Toujours est-il qu’avec son Cinémascope délicieusement large, Cyclone à la Jamaïque nous a offert une balade océanique où la mélancolie s’est étrangement invitée à l’aventure. Quel est donc ce film méconnu naviguant entre l’humour, l’évasion et l’amertume ? Le film de pirates traditionnel n’est pas là, la surprise est grande et infiniment plaisante. MacKendrick s’attache à une jeune fratrie de garçons et filles élevés sous le soleil de la Jamaïque que les parents renvoient en Angleterre afin qu’ils perdent cette sauvagerie locale au contact de la bonne éducation de Sa Majesté. Mais le navire qui devait les conduire est pris d’assaut par des pirates qui les embarquent sans s’en rendre compte avec eux. Les enfants vont goûter à une aventure hors-la-loi tandis que les hommes à bord n’apprécient guère que leur capitaine se prenne d’affection pour les chenapans.

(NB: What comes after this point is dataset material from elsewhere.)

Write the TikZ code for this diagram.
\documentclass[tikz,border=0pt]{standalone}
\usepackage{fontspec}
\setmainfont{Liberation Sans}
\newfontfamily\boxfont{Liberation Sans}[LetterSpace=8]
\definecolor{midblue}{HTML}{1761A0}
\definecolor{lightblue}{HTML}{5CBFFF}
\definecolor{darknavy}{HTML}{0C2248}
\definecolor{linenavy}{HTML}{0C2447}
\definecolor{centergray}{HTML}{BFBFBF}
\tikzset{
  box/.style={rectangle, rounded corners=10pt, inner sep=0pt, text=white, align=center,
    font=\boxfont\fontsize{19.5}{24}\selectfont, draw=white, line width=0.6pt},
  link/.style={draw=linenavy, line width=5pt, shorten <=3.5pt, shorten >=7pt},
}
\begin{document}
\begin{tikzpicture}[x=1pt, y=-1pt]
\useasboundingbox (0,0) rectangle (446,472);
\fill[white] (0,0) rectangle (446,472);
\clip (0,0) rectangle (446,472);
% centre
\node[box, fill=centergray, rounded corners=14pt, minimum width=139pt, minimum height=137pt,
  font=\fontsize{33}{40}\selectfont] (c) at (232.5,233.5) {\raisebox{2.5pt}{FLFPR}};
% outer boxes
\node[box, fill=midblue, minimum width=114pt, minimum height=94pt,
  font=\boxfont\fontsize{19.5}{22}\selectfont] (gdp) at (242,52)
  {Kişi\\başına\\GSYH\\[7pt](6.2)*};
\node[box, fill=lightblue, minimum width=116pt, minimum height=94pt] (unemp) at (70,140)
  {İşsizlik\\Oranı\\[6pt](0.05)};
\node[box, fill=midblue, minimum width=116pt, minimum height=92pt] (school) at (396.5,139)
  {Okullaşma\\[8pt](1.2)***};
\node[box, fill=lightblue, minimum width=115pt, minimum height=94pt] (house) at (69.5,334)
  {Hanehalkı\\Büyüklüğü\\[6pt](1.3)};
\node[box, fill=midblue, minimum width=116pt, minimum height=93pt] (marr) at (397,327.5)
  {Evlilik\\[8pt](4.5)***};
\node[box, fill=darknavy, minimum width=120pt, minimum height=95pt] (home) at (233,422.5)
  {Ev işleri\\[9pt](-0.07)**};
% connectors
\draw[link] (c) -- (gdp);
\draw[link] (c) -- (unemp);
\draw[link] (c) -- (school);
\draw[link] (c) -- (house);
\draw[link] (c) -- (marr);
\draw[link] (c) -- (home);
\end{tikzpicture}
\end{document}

De ce récit, on aurait pu attendre un film d’aventures familial cocasse, gentil et grand public. Pourtant Cyclone à la Jamaïque nous entraîne sur un terrain plus ambitieux, plus risqué, plus emballant. Si MacKendrick situe bien le regard à hauteur d’enfant, il choisit comme personnage central une préadolescente ne se contentant pas de tenir tête aux pirates. Elle convoie une force de caractère qui mêle l’insouciance de l’enfance et sa cruauté. Le terme « cruauté » est peut-être trop fort, mais MacKendrick ne choisit pas de poser un regard tendre et insouciant sur l’enfance. L’enfance qu’il dépeint a dans son insouciance un aspect abrupt qui confère parfois à une dureté atténuée. Chez MacKendrick, le film de pirates en costume apporte un regard incroyablement moderne sur l’enfance, balayant les conventions, cherchant à le regarder avec une sincérité et une vérité confondantes.

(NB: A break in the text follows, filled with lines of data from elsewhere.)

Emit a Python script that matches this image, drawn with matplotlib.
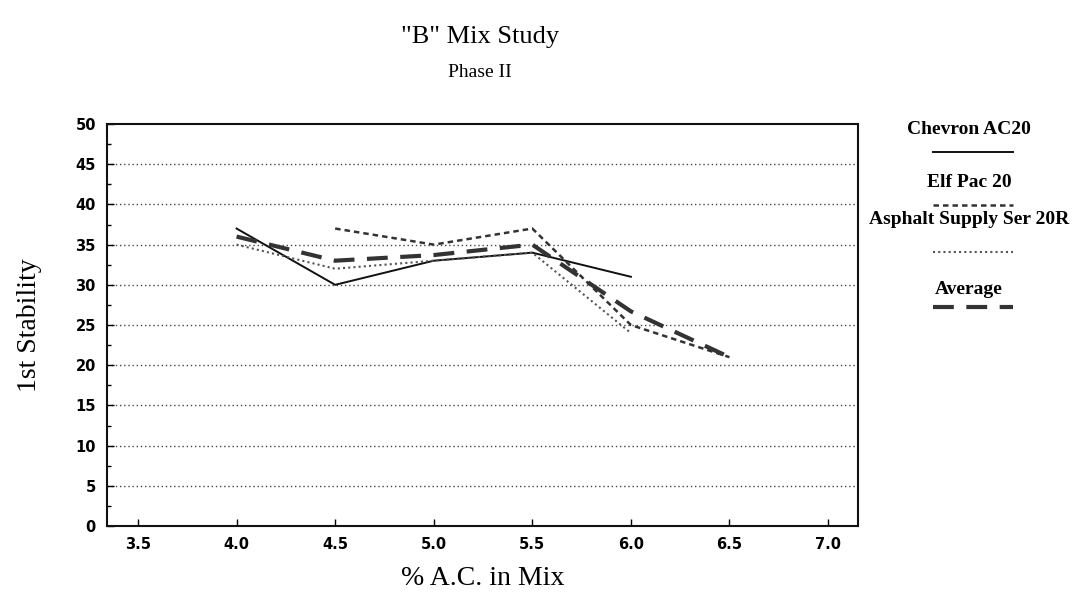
import numpy as np
import matplotlib.pyplot as plt
from matplotlib.lines import Line2D

# % A.C. in mix
ac_pct = [4.0, 4.5, 5.0, 5.5, 6.0, 6.5]

chevron = [37, 30, 33, 34, 31, np.nan]
elf_pac = [np.nan, 37, 35, 37, 25, 21]
asphalt_supply = [35, 32, 33, 34, 24, np.nan]
average = [36, 33, 33.7, 35, 26.7, 21]

series_names = ["Chevron AC20", "Elf Pac 20", "Asphalt Supply Ser 20R", "Average"]

x_ticks = [3.5, 4.0, 4.5, 5.0, 5.5, 6.0, 6.5, 7.0]
y_ticks = list(range(0, 55, 5))

styles = [
    dict(color="#111111", lw=1.4, ls="-"),
    dict(color="#333333", lw=1.8, ls=(0, (2.2, 1.6))),
    dict(color="#555555", lw=1.5, ls=(0, (1, 1.5))),
    dict(color="#333333", lw=3.0, ls=(0, (5, 3))),
]

fig = plt.figure(figsize=(10.79, 6.02), dpi=100)
ax = fig.add_axes([0.0992, 0.1262, 0.6960, 0.6678])

for vals, st in zip([chevron, elf_pac, asphalt_supply, average], styles):
    ax.plot(ac_pct, vals, **st)

ax.set_xlim(3.343, 7.152)
ax.set_ylim(0, 50)
ax.set_xticks(x_ticks)
ax.set_xticklabels(["%.1f" % v for v in x_ticks])
ax.set_yticks(y_ticks)
ax.set_yticks(np.arange(2.5, 50, 5), minor=True)
ax.tick_params(axis="both", which="major", direction="in", length=5, width=1, pad=8)
ax.tick_params(axis="y", which="minor", direction="in", length=3, width=1)
for lab in ax.get_xticklabels() + ax.get_yticklabels():
    lab.set_fontfamily("DejaVu Sans")
    lab.set_fontweight("bold")
    lab.set_fontsize(10.5)
for sp in ax.spines.values():
    sp.set_linewidth(1.5)
    sp.set_color("#111111")

for yv in y_ticks[1:-1]:
    ax.axhline(yv, color="#444444", lw=1.0, ls=(0, (1, 2)), zorder=0)

ax.set_xlabel("% A.C. in Mix", fontfamily="Liberation Serif", fontsize=20, labelpad=10)
ax.set_ylabel("1st Stability", fontfamily="Liberation Serif", fontsize=20, labelpad=24)

fig.text(0.445, 0.938, '"B" Mix Study', ha="center", va="center",
         fontfamily="Liberation Serif", fontsize=19)
fig.text(0.445, 0.879, "Phase II", ha="center", va="center",
         fontfamily="Liberation Serif", fontsize=14)

# legend on the right: name above, line sample below (pixel rows from the top)
text_rows = [130, 183, 219, 289]
line_rows = [152, 205, 252, 307]
for name, st, tr, lr in zip(series_names, styles, text_rows, line_rows):
    fig.text(0.898, 1 - tr / 602, name, ha="center", va="center",
             fontfamily="Liberation Serif", fontweight="bold", fontsize=14)
    fig.add_artist(Line2D([0.865, 0.939], [1 - lr / 602] * 2,
                          transform=fig.transFigure, **st))

fig.savefig("out.png", dpi=100)
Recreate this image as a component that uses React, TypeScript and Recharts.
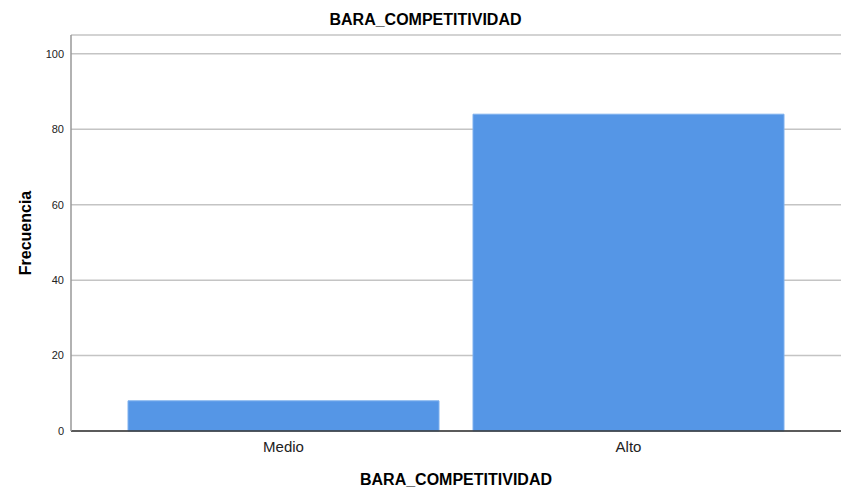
import { BarChart, Bar, XAxis, YAxis, CartesianGrid } from "recharts";

const categories = ["Medio", "Alto"];
const frecuencia = [8, 84];
const yTicks = [0, 20, 40, 60, 80, 100];

const data = categories.map((c, i) => ({ categoria: c, frecuencia: frecuencia[i] }));

const font = "Arial, 'Liberation Sans', sans-serif";

export default function App() {
  return (
    <div style={{ position: "absolute", left: 0, top: 0, width: 851, height: 501, background: "#fff", fontFamily: font }}>
      <div
        style={{
          position: "absolute",
          top: 11,
          width: 851,
          textAlign: "center",
          fontWeight: "bold",
          fontSize: 16,
          color: "#000",
        }}
      >
        BARA_COMPETITIVIDAD
      </div>
      <BarChart
        width={851}
        height={501}
        data={data}
        margin={{ top: 35, right: 10, left: 0, bottom: 40 }}
        barCategoryGap={17}
      >
        <CartesianGrid vertical={false} stroke="#c4c4c4" strokeWidth={1.5} />
        <XAxis
          dataKey="categoria"
          height={30}
          tickLine={false}
          axisLine={{ stroke: "#333", strokeWidth: 1.5 }}
          padding={{ left: 40, right: 40 }}
          tick={{ fontSize: 15, fill: "#222", fontFamily: font }}
          tickMargin={4}
          label={{
            content: ({ viewBox }: any) => (
              <text
                x={viewBox.x + viewBox.width / 2}
                y={485}
                textAnchor="middle"
                fontWeight="bold"
                fontSize={16}
                fontFamily={font}
                fill="#000"
              >
                BARA_COMPETITIVIDAD
              </text>
            ),
          }}
        />
        <YAxis
          width={71}
          domain={[0, 105]}
          ticks={yTicks}
          tickLine={false}
          axisLine={{ stroke: "#999", strokeWidth: 1.5 }}
          tick={{ fontSize: 11, fill: "#222", fontFamily: font }}
          tickMargin={1}
          label={{
            content: ({ viewBox }: any) => (
              <text
                x={31}
                y={viewBox.y + viewBox.height / 2}
                textAnchor="middle"
                fontWeight="bold"
                fontSize={16}
                fontFamily={font}
                fill="#000"
                transform={`rotate(-90, 31, ${viewBox.y + viewBox.height / 2})`}
              >
                Frecuencia
              </text>
            ),
          }}
        />
        <Bar
          dataKey="frecuencia"
          fill="#5596e6"
          stroke="#7eb0ee"
          strokeWidth={1}
          isAnimationActive={false}
        />
      </BarChart>
    </div>
  );
}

Son film ne se contente pas d’être un bon divertissement. Il brosse le rapport des adultes avec l’enfance à travers le regard du Capitaine Anthony Quinn sur cette enfant, à la limite de la décence parfois tant la liberté et l’insouciance qu’elle représente le fascinent et le mettent mal à l’aise. C’est une relation conflictuelle et néanmoins tendre, une collision d’univers qui fait évoluer chacun des deux personnages. Au contact du loup de mer brigand, l’enfant perd son insouciance et son innocence, tandis que lui retrouve à travers l’enfant une sérénité qui n’est pas compatible avec l’homme qu’il est.

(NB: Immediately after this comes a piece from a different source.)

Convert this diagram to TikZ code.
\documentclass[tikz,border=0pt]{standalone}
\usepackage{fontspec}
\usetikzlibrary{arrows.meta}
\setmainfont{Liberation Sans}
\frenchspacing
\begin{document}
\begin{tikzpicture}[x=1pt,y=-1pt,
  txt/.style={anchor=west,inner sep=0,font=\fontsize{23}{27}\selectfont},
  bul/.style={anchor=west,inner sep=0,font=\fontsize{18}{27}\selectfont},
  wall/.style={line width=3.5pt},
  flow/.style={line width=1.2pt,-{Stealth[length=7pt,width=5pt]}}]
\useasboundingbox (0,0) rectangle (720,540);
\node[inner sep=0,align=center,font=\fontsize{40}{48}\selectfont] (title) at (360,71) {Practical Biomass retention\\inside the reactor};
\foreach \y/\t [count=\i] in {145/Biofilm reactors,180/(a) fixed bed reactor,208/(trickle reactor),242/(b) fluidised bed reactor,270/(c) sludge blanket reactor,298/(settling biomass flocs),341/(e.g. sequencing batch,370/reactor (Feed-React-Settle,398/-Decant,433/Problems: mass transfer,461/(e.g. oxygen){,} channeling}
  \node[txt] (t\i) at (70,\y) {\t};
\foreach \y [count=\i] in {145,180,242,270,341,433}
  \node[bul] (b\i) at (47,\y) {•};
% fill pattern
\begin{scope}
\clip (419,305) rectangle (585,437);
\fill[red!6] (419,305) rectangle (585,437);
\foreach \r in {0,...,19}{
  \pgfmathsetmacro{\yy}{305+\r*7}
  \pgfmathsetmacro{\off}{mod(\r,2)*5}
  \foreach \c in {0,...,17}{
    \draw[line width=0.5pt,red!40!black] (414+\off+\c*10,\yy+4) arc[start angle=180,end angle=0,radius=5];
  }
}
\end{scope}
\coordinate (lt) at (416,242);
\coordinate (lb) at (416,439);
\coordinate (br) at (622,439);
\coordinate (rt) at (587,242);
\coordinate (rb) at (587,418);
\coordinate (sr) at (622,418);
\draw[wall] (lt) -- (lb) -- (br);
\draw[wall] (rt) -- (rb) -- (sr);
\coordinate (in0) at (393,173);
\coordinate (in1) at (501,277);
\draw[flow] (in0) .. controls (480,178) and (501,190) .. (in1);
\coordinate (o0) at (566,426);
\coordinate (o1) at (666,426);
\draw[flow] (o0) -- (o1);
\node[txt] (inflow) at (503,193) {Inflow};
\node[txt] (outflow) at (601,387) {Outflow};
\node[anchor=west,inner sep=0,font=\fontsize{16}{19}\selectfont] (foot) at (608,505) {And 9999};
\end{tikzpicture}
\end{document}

Cette aventure des mers se teinte d’amertume quand tant d’autres films du genre se seraient certainement contentés de la joie. Anthony Quinn était un acteur qui ne m’avait jamais vraiment tapé dans l’œil, mais sa performance en pirate régénéré par l’enfance sied à merveille au film, autant que l’étonnante Deborah Baxter, sa jeune partenaire. Jusqu’ici, Alexander MacKendrick n’était pour moi que le réalisateur de Tueurs de Dames, la comédie british avec Alec Guiness et Peter Sellers. Désormais il sera également celui qui a déjoué les codes du film de pirates. Chapeau.